Chay Yew’s production for the Huntington makes the visual most of the play’s 39-year leap. As young Flora transfers identity to her older self along with a favored sweater, young Eusebio puts his shoulder to rotating Alexander Dodge’s floating set, trading a colorful Caribbean abode backed by a tangle of banana trees for the cramped tract house in which a bedridden Eusebio and a drudgingly ministering Flora are winding down their union. This does not change the fact that, except through exposition, we miss the meaty middle of their story — in which Eusebio neither realizes the American dream nor shakes the frisky, desperate machismo of his original, materially emasculating culture, and the sensual if saintly Flora is denied the one thing she frankly demanded in act one: sexual fidelity. But the point is not so much what the couple didn’t get as what they did: a lifetime of each other, warts and all. And that is tenderly conveyed, if with more grit than sentiment.

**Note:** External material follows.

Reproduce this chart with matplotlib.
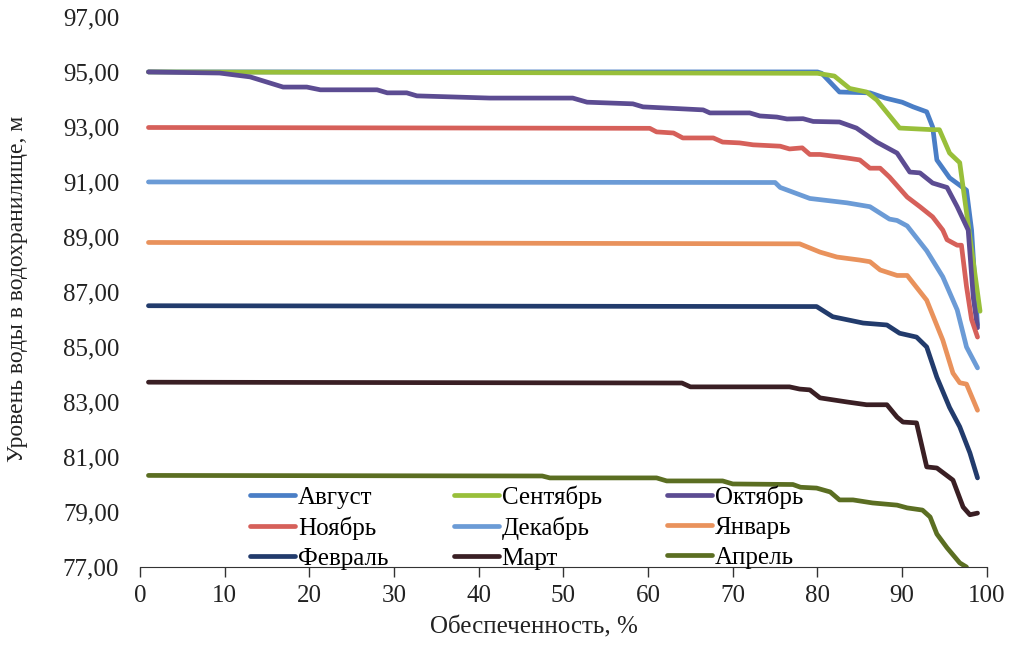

The same actors appear in each half, with Socorro Santiago and Jaime Tirelli, Flora’s volatile and protective parents of act one, becoming the mutually imprisoned, still devoted Flora and Eusebio of act two, she still clinging to Church and duty, he to no-longer-executable foibles and her. Santiago’s worn Flora is as earthy as she is devout, Tirelli’s Eusebio feisty if broken down. Monica Raymund, the radiantly haughty Flora of act one, has a sweet, brusque turn as a visiting nurse. Elliot Villar and Maria-Christina Oliveras, the Eusebio and Flora’s foxier cousin of act one, return as a lustily smitten couple whom Flora has been assigned by her church to acquaint with the sometimes-devastating truths of seasoned marriage. And Juan Javier Cardenas gets to atone as two priests for his early turn as the sanctimoniously womanizing boyfriend young Flora rejects. Almost another character is “Dolores,” the sad love song of the title ilk that sparks Flora and Eusebio’s romance and follows them north, dripping its plaintive emotion and exuding its whiff of home. It does not come through insistently enough here.